Opinion
112265
04-20-2023
Lisa A. Burgess, Indian Lake, for appellant. J. Anthony Jordan, District Attorney, Fort Edward (Taylor R. Fitzsimmons of counsel), for respondent.
Lisa A. Burgess, Indian Lake, for appellant.
J. Anthony Jordan, District Attorney, Fort Edward (Taylor R. Fitzsimmons of counsel), for respondent.
Before: Egan Jr., J.P., Lynch, Clark, Aarons and Ceresia, JJ.
MEMORANDUM AND ORDER
Appeal from a judgment of the County Court of Washington County (Kelly S. McKeighan, J.), rendered April 26, 2019, convicting defendant upon his plea of guilty of the crimes of criminal possession of a weapon in the second degree and driving while intoxicated.
In full satisfaction of a three-count indictment, defendant pleaded guilty to criminal possession of a weapon in the second degree and driving while intoxicated with the understanding that he would be sentenced – as a second violent felony offender – to a prison term of nine years (followed by five years of postrelease supervision) upon the weapon possession conviction and to a concurrent one-year period of incarceration upon the driving while intoxicated conviction. The plea agreement also required defendant to waive his right to appeal and included, with respect to the misdemeanor driving while intoxicated conviction, a three-year conditional discharge – to be imposed consecutively to defendant's term of imprisonment. Defendant pleaded guilty in conformity with the plea agreement, and County Court imposed the negotiated sentence.

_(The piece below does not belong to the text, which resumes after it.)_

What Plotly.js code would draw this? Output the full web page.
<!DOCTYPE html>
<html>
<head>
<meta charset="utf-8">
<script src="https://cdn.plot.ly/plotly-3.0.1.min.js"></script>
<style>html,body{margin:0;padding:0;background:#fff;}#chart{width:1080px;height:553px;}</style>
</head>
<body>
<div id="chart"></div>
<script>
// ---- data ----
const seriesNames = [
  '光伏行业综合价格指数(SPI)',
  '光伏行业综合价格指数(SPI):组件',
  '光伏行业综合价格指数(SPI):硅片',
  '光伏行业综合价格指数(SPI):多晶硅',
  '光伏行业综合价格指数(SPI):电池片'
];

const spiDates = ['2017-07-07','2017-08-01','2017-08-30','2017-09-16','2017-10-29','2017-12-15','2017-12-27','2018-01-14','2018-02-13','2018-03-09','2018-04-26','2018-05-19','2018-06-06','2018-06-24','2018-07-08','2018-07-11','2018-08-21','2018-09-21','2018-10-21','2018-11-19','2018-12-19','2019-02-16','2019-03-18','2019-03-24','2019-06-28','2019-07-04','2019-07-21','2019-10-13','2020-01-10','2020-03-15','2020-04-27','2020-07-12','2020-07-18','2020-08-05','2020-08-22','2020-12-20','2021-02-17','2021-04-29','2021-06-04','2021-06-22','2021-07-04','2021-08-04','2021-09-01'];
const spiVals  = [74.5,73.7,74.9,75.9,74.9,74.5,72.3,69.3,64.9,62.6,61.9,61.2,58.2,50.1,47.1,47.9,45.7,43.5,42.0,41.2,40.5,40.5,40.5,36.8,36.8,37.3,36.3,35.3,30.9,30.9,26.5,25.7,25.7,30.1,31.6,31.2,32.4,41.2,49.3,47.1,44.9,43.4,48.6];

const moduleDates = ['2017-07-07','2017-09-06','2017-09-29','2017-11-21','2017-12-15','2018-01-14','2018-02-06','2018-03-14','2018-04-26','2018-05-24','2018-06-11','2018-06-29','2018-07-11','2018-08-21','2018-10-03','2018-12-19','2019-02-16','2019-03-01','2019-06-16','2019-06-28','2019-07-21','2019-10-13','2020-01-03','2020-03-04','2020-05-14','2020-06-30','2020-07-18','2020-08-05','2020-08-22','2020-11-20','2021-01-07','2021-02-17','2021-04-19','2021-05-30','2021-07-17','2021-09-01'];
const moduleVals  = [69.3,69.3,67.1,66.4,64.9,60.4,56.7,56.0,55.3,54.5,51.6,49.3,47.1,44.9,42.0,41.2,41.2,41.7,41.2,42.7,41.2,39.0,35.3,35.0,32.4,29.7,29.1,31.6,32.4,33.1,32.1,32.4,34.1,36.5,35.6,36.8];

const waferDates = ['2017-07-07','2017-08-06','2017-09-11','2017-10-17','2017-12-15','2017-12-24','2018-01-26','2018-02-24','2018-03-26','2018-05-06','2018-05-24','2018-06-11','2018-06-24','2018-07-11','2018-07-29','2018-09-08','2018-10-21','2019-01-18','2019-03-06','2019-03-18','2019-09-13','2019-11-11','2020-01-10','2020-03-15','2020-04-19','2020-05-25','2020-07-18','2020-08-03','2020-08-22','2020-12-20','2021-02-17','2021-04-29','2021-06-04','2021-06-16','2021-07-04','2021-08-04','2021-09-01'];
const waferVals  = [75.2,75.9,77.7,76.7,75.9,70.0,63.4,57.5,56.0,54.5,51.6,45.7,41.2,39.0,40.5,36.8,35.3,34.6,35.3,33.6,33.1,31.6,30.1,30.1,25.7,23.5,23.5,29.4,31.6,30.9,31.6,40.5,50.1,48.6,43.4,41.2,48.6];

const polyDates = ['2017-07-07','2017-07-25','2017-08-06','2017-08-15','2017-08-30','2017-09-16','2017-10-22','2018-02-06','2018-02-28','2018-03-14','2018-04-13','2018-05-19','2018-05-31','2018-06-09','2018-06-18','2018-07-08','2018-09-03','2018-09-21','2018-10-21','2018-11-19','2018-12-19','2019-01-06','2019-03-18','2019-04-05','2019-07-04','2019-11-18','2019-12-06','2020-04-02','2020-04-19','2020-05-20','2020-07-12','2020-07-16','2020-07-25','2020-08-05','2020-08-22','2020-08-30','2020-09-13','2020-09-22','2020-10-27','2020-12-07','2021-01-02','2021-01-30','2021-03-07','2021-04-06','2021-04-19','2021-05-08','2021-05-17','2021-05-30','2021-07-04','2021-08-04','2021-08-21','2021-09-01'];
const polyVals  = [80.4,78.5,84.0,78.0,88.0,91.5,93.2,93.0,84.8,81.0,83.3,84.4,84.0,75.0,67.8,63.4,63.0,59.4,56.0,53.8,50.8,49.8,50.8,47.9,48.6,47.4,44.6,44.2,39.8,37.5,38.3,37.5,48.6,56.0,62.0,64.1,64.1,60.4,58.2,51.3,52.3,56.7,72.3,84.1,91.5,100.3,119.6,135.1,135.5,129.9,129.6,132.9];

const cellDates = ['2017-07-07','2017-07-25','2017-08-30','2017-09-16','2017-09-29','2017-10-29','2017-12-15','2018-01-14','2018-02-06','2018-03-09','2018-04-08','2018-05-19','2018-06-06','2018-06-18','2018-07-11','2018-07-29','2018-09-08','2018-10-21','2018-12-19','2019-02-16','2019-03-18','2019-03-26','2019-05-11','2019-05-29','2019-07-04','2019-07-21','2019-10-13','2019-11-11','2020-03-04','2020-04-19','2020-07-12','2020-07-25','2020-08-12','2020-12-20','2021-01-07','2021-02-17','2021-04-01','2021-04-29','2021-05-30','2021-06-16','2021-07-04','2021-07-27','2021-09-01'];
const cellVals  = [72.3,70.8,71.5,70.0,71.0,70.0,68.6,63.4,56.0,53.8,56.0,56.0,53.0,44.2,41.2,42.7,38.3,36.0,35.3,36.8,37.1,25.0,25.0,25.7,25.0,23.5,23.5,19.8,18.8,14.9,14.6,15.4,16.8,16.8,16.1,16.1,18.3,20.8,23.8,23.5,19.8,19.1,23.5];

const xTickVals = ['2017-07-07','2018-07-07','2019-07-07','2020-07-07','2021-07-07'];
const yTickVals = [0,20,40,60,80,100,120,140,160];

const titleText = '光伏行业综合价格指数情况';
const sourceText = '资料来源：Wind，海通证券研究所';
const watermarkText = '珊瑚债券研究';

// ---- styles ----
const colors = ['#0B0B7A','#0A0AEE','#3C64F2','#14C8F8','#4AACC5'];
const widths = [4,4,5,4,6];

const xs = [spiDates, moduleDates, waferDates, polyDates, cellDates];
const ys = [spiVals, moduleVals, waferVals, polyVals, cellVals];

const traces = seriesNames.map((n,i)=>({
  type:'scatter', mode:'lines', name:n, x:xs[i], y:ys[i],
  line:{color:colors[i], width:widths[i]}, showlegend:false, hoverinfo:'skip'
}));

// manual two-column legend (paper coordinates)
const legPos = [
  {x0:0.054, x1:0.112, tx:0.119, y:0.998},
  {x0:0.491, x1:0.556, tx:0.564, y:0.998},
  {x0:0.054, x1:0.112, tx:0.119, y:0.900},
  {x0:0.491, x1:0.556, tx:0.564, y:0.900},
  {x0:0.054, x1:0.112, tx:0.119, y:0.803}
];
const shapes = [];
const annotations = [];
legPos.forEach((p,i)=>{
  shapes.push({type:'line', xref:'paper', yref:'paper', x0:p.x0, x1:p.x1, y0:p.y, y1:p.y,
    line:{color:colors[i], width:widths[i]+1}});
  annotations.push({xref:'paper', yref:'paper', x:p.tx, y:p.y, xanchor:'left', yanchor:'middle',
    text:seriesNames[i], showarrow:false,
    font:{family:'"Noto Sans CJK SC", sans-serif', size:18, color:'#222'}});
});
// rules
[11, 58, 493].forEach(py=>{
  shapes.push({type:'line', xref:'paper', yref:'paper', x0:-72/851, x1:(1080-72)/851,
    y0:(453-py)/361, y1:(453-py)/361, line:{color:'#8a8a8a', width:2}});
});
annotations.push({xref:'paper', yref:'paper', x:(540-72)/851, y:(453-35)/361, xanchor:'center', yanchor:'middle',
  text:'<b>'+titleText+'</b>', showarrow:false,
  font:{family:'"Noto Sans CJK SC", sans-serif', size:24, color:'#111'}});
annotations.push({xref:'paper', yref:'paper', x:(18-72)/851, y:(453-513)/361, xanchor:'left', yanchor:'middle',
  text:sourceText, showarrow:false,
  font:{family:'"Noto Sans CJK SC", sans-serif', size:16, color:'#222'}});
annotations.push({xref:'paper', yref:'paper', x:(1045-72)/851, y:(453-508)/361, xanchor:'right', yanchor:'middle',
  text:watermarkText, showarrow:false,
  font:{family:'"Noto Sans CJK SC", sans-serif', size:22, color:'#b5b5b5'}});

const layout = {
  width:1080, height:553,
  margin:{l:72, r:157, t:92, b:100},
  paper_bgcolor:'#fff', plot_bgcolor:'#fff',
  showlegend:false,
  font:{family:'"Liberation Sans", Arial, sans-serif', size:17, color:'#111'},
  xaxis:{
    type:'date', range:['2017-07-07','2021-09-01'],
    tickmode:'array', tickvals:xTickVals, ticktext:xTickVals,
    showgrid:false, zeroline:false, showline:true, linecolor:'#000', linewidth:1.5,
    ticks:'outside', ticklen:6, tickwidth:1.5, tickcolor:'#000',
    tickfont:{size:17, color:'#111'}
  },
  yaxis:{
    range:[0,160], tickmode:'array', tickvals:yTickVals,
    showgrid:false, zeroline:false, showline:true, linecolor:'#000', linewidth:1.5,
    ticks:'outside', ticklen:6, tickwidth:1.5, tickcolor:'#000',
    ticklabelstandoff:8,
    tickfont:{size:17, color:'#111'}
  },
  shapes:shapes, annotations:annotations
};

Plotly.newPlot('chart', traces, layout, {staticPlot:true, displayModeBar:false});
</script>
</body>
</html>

Defendant appeals, contending only that County Court's imposition of a three-year conditional discharge was illegal.
The People concede, and our review of the relevant statutory provisions confirms, that the duration of the conditional discharge imposed was erroneous. Defendant was convicted of driving while intoxicated as a misdemeanor (see Vehicle and Traffic Law § 1192[3] ) and, hence, was subject to a conditional discharge (see Penal Law § 60.21 ) pursuant to the parameters set forth in Penal Law § 65.05. Consistent with the provisions of that statute, "the period of conditional discharge shall be ... [o]ne year in the case of a misdemeanor or a violation" ( Penal Law § 65.05[3][b] ). Accordingly, that aspect of defendant's sentence must be vacated and this matter remitted to County Court for imposition of the appropriate one-year conditional discharge.
As defendant's argument implicates the legality of his sentence, it survives his unchallenged waiver of the right to appeal and guilty plea (see People v. Surdis, 160 A.D.3d 1305, 1306, 75 N.Y.S.3d 356 [3d Dept. 2018], lv denied 32 N.Y.3d 941, 84 N.Y.S.3d 868, 109 N.E.3d 1168 [2018]; People v. Howland, 130 A.D.3d 1105, 1105, 13 N.Y.S.3d 613 [3d Dept. 2015], lv denied 26 N.Y.3d 1089, 23 N.Y.S.3d 646, 44 N.E.3d 944 [2015] ) and, given that such error is apparent from the face of the record, it is not subject to the preservation requirement (see People v. Franklin, 207 A.D.3d 963, 963 n., 172 N.Y.S.3d 232 [3d Dept. 2022] ).
Egan Jr., J.P., Lynch, Clark, Aarons and Ceresia, JJ., concur.
ORDERED that the judgment is modified, on the law, by vacating the conditional discharge imposed; matter remitted to the County Court of Washington County for further proceedings not inconsistent with this Court's decision; and, as so modified, affirmed.